Copy the material that follows word for word and omit its pictures.

........

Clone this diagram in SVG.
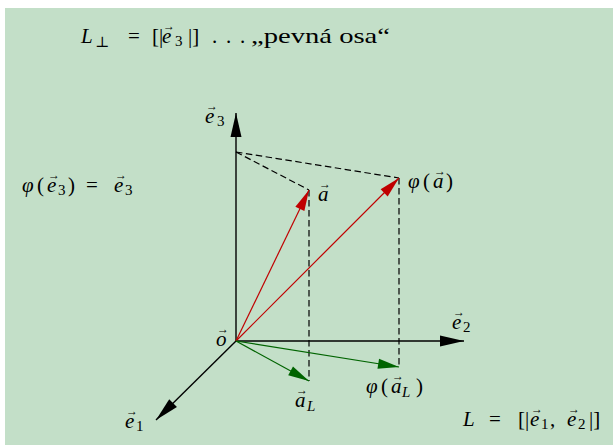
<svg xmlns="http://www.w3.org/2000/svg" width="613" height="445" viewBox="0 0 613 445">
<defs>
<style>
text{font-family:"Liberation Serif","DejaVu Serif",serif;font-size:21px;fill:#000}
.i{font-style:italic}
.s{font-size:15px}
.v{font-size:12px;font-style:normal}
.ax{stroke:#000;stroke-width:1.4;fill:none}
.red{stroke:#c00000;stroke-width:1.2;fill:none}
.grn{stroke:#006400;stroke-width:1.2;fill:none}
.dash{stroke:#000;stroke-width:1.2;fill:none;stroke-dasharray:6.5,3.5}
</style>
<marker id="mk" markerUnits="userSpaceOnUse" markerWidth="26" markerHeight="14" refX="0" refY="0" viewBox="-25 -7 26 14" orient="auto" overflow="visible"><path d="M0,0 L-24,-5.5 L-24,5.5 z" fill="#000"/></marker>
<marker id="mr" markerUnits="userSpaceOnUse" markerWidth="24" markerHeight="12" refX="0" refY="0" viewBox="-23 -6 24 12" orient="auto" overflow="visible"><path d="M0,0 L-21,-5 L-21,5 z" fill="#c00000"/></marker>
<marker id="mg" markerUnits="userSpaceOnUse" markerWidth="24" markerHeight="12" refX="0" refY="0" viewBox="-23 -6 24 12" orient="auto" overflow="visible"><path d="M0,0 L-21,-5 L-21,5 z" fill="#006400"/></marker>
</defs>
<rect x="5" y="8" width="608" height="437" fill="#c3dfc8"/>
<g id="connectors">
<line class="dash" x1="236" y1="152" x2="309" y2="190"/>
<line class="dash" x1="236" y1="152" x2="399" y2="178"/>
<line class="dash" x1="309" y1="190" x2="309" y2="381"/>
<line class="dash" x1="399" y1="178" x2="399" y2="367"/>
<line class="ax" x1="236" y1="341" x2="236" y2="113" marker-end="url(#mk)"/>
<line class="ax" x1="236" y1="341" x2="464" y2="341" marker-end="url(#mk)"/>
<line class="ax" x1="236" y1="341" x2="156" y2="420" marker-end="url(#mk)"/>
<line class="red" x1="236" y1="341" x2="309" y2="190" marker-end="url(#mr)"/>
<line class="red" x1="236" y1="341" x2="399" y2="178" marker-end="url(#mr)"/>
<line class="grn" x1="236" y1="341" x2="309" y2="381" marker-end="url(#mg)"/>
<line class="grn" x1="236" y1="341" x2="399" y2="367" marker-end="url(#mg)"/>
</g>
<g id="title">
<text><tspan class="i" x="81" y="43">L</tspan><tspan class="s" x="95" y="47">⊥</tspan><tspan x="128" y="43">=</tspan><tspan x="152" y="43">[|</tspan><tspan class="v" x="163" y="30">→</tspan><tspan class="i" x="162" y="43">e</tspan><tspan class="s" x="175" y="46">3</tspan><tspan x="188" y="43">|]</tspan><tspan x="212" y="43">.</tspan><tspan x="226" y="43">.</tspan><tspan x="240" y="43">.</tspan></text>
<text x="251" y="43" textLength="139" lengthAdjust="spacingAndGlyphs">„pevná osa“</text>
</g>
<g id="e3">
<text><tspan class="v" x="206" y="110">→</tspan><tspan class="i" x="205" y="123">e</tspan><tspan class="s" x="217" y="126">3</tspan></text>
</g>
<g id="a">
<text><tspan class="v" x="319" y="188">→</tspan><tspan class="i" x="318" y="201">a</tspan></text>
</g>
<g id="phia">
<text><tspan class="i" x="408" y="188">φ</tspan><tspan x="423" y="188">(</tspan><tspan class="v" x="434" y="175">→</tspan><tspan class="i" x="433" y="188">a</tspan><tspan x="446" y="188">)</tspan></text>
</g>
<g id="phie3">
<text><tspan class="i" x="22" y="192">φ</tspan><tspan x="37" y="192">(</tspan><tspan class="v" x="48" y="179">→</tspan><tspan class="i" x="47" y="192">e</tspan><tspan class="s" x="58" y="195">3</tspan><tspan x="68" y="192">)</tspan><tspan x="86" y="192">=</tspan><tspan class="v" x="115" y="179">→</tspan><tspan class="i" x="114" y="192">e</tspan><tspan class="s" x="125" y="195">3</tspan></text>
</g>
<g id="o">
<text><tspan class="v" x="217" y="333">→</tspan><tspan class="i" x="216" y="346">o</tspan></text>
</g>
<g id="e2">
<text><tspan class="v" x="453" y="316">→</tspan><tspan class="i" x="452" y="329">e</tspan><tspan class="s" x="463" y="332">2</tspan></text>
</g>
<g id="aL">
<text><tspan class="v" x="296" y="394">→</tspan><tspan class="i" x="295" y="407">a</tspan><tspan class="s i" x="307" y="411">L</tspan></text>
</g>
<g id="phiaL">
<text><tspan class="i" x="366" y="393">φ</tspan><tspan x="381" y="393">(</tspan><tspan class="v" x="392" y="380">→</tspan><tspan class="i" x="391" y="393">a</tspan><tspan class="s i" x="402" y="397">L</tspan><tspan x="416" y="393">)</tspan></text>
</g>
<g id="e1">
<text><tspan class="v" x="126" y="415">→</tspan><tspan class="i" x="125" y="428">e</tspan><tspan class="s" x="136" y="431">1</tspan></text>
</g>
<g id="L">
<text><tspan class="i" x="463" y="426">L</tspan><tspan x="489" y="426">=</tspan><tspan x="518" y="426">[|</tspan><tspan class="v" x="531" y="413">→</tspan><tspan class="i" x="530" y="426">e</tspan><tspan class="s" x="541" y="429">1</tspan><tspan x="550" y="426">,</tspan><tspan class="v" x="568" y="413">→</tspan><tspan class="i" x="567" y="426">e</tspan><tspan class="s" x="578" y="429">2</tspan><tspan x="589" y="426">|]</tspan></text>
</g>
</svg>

........

## Completed task
Clone this diagram in SVG.
<svg xmlns="http://www.w3.org/2000/svg" width="613" height="445" viewBox="0 0 613 445">
<defs>
<style>
text{font-family:"Liberation Serif","DejaVu Serif",serif;font-size:21px;fill:#000}
.i{font-style:italic}
.s{font-size:15px}
.v{font-size:12px;font-style:normal}
.ax{stroke:#000;stroke-width:1.4;fill:none}
.red{stroke:#c00000;stroke-width:1.2;fill:none}
.grn{stroke:#006400;stroke-width:1.2;fill:none}
.dash{stroke:#000;stroke-width:1.2;fill:none;stroke-dasharray:6.5,3.5}
</style>
<marker id="mk" markerUnits="userSpaceOnUse" markerWidth="26" markerHeight="14" refX="0" refY="0" viewBox="-25 -7 26 14" orient="auto" overflow="visible"><path d="M0,0 L-24,-5.5 L-24,5.5 z" fill="#000"/></marker>
<marker id="mr" markerUnits="userSpaceOnUse" markerWidth="24" markerHeight="12" refX="0" refY="0" viewBox="-23 -6 24 12" orient="auto" overflow="visible"><path d="M0,0 L-21,-5 L-21,5 z" fill="#c00000"/></marker>
<marker id="mg" markerUnits="userSpaceOnUse" markerWidth="24" markerHeight="12" refX="0" refY="0" viewBox="-23 -6 24 12" orient="auto" overflow="visible"><path d="M0,0 L-21,-5 L-21,5 z" fill="#006400"/></marker>
</defs>
<rect x="5" y="8" width="608" height="437" fill="#c3dfc8"/>
<g id="connectors">
<line class="dash" x1="236" y1="152" x2="309" y2="190"/>
<line class="dash" x1="236" y1="152" x2="399" y2="178"/>
<line class="dash" x1="309" y1="190" x2="309" y2="381"/>
<line class="dash" x1="399" y1="178" x2="399" y2="367"/>
<line class="ax" x1="236" y1="341" x2="236" y2="113" marker-end="url(#mk)"/>
<line class="ax" x1="236" y1="341" x2="464" y2="341" marker-end="url(#mk)"/>
<line class="ax" x1="236" y1="341" x2="156" y2="420" marker-end="url(#mk)"/>
<line class="red" x1="236" y1="341" x2="309" y2="190" marker-end="url(#mr)"/>
<line class="red" x1="236" y1="341" x2="399" y2="178" marker-end="url(#mr)"/>
<line class="grn" x1="236" y1="341" x2="309" y2="381" marker-end="url(#mg)"/>
<line class="grn" x1="236" y1="341" x2="399" y2="367" marker-end="url(#mg)"/>
</g>
<g id="title">
<text><tspan class="i" x="81" y="43">L</tspan><tspan class="s" x="95" y="47">⊥</tspan><tspan x="128" y="43">=</tspan><tspan x="152" y="43">[|</tspan><tspan class="v" x="163" y="30">→</tspan><tspan class="i" x="162" y="43">e</tspan><tspan class="s" x="175" y="46">3</tspan><tspan x="188" y="43">|]</tspan><tspan x="212" y="43">.</tspan><tspan x="226" y="43">.</tspan><tspan x="240" y="43">.</tspan></text>
<text x="251" y="43" textLength="139" lengthAdjust="spacingAndGlyphs">„pevná osa“</text>
</g>
<g id="e3">
<text><tspan class="v" x="206" y="110">→</tspan><tspan class="i" x="205" y="123">e</tspan><tspan class="s" x="217" y="126">3</tspan></text>
</g>
<g id="a">
<text><tspan class="v" x="319" y="188">→</tspan><tspan class="i" x="318" y="201">a</tspan></text>
</g>
<g id="phia">
<text><tspan class="i" x="408" y="188">φ</tspan><tspan x="423" y="188">(</tspan><tspan class="v" x="434" y="175">→</tspan><tspan class="i" x="433" y="188">a</tspan><tspan x="446" y="188">)</tspan></text>
</g>
<g id="phie3">
<text><tspan class="i" x="22" y="192">φ</tspan><tspan x="37" y="192">(</tspan><tspan class="v" x="48" y="179">→</tspan><tspan class="i" x="47" y="192">e</tspan><tspan class="s" x="58" y="195">3</tspan><tspan x="68" y="192">)</tspan><tspan x="86" y="192">=</tspan><tspan class="v" x="115" y="179">→</tspan><tspan class="i" x="114" y="192">e</tspan><tspan class="s" x="125" y="195">3</tspan></text>
</g>
<g id="o">
<text><tspan class="v" x="217" y="333">→</tspan><tspan class="i" x="216" y="346">o</tspan></text>
</g>
<g id="e2">
<text><tspan class="v" x="453" y="316">→</tspan><tspan class="i" x="452" y="329">e</tspan><tspan class="s" x="463" y="332">2</tspan></text>
</g>
<g id="aL">
<text><tspan class="v" x="296" y="394">→</tspan><tspan class="i" x="295" y="407">a</tspan><tspan class="s i" x="307" y="411">L</tspan></text>
</g>
<g id="phiaL">
<text><tspan class="i" x="366" y="393">φ</tspan><tspan x="381" y="393">(</tspan><tspan class="v" x="392" y="380">→</tspan><tspan class="i" x="391" y="393">a</tspan><tspan class="s i" x="402" y="397">L</tspan><tspan x="416" y="393">)</tspan></text>
</g>
<g id="e1">
<text><tspan class="v" x="126" y="415">→</tspan><tspan class="i" x="125" y="428">e</tspan><tspan class="s" x="136" y="431">1</tspan></text>
</g>
<g id="L">
<text><tspan class="i" x="463" y="426">L</tspan><tspan x="489" y="426">=</tspan><tspan x="518" y="426">[|</tspan><tspan class="v" x="531" y="413">→</tspan><tspan class="i" x="530" y="426">e</tspan><tspan class="s" x="541" y="429">1</tspan><tspan x="550" y="426">,</tspan><tspan class="v" x="568" y="413">→</tspan><tspan class="i" x="567" y="426">e</tspan><tspan class="s" x="578" y="429">2</tspan><tspan x="589" y="426">|]</tspan></text>
</g>
</svg>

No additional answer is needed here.